>> BEGIN

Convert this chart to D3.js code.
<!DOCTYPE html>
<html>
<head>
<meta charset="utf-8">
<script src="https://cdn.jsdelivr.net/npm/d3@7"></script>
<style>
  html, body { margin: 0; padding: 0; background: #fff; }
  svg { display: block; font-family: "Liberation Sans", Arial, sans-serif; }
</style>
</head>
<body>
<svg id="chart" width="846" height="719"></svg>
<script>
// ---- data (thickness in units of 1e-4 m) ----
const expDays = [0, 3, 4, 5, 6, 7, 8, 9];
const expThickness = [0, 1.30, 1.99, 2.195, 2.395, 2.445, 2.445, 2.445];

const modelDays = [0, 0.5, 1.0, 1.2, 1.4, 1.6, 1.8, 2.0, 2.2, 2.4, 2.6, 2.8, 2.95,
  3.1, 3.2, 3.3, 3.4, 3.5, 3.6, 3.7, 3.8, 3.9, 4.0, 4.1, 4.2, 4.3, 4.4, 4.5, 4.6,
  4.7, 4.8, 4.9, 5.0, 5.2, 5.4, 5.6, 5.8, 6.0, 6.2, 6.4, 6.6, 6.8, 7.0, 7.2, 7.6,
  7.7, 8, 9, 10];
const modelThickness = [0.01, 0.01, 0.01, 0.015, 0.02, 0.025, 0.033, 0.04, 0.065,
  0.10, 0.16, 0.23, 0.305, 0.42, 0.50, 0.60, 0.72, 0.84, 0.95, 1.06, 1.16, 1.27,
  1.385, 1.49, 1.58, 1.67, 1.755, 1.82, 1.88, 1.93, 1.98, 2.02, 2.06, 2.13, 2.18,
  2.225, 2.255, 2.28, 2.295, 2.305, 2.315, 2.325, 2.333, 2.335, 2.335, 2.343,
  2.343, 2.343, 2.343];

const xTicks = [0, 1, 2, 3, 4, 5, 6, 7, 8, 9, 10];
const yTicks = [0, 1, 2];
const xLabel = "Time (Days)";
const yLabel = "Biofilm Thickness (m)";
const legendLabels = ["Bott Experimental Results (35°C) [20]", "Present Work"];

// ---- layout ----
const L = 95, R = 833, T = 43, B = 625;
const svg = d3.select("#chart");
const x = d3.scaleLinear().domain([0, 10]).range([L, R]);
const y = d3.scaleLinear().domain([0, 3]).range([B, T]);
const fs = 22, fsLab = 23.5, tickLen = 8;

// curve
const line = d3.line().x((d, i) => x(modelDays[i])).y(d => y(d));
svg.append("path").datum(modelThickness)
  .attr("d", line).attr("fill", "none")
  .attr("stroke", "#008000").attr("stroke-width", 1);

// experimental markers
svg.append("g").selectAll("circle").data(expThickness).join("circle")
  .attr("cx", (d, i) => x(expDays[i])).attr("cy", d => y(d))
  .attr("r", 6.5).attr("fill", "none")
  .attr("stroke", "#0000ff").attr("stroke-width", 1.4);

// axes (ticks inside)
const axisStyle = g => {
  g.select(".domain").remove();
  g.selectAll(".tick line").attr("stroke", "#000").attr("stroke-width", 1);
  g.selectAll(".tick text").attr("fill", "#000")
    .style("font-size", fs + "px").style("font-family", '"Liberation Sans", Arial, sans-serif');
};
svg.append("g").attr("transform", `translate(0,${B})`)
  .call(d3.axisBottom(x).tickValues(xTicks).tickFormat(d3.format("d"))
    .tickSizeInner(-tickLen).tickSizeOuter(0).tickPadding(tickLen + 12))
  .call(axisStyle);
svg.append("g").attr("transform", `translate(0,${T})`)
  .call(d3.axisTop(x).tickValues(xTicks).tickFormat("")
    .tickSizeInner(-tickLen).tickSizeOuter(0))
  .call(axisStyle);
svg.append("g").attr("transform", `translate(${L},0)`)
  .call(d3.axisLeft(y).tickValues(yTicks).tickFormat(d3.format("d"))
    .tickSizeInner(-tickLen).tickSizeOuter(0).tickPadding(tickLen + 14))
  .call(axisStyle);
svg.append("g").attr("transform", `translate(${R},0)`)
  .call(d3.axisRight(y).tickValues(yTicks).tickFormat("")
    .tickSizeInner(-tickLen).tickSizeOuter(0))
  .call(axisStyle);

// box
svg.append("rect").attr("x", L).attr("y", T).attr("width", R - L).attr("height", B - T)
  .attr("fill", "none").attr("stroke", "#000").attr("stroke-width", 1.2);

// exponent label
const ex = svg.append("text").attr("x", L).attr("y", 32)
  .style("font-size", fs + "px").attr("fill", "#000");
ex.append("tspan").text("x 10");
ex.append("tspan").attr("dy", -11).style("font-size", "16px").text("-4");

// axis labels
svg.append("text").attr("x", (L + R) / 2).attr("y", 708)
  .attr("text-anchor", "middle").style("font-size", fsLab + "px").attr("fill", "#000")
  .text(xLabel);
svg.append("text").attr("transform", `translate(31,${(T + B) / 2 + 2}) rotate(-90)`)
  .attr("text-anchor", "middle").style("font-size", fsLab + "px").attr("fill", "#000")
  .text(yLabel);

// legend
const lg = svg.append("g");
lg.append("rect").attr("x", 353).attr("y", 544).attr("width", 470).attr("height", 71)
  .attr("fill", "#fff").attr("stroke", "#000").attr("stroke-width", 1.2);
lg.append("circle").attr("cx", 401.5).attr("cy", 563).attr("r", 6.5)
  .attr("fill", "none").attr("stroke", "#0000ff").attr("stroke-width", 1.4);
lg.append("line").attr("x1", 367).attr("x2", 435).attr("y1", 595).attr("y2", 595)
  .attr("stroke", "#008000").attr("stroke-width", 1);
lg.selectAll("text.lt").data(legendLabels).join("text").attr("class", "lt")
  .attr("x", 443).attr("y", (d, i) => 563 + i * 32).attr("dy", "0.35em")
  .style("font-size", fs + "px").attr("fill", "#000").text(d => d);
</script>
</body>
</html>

>> END

● **Exercise goal**
Quote the listing above from its first line to the line with "const fs = 22, fsLab = 23.5, tickLen = 8;", inclusive, and add nothing.

● **Response**
Convert this chart to D3.js code.
<!DOCTYPE html>
<html>
<head>
<meta charset="utf-8">
<script src="https://cdn.jsdelivr.net/npm/d3@7"></script>
<style>
  html, body { margin: 0; padding: 0; background: #fff; }
  svg { display: block; font-family: "Liberation Sans", Arial, sans-serif; }
</style>
</head>
<body>
<svg id="chart" width="846" height="719"></svg>
<script>
// ---- data (thickness in units of 1e-4 m) ----
const expDays = [0, 3, 4, 5, 6, 7, 8, 9];
const expThickness = [0, 1.30, 1.99, 2.195, 2.395, 2.445, 2.445, 2.445];

const modelDays = [0, 0.5, 1.0, 1.2, 1.4, 1.6, 1.8, 2.0, 2.2, 2.4, 2.6, 2.8, 2.95,
  3.1, 3.2, 3.3, 3.4, 3.5, 3.6, 3.7, 3.8, 3.9, 4.0, 4.1, 4.2, 4.3, 4.4, 4.5, 4.6,
  4.7, 4.8, 4.9, 5.0, 5.2, 5.4, 5.6, 5.8, 6.0, 6.2, 6.4, 6.6, 6.8, 7.0, 7.2, 7.6,
  7.7, 8, 9, 10];
const modelThickness = [0.01, 0.01, 0.01, 0.015, 0.02, 0.025, 0.033, 0.04, 0.065,
  0.10, 0.16, 0.23, 0.305, 0.42, 0.50, 0.60, 0.72, 0.84, 0.95, 1.06, 1.16, 1.27,
  1.385, 1.49, 1.58, 1.67, 1.755, 1.82, 1.88, 1.93, 1.98, 2.02, 2.06, 2.13, 2.18,
  2.225, 2.255, 2.28, 2.295, 2.305, 2.315, 2.325, 2.333, 2.335, 2.335, 2.343,
  2.343, 2.343, 2.343];

const xTicks = [0, 1, 2, 3, 4, 5, 6, 7, 8, 9, 10];
const yTicks = [0, 1, 2];
const xLabel = "Time (Days)";
const yLabel = "Biofilm Thickness (m)";
const legendLabels = ["Bott Experimental Results (35°C) [20]", "Present Work"];

// ---- layout ----
const L = 95, R = 833, T = 43, B = 625;
const svg = d3.select("#chart");
const x = d3.scaleLinear().domain([0, 10]).range([L, R]);
const y = d3.scaleLinear().domain([0, 3]).range([B, T]);
const fs = 22, fsLab = 23.5, tickLen = 8;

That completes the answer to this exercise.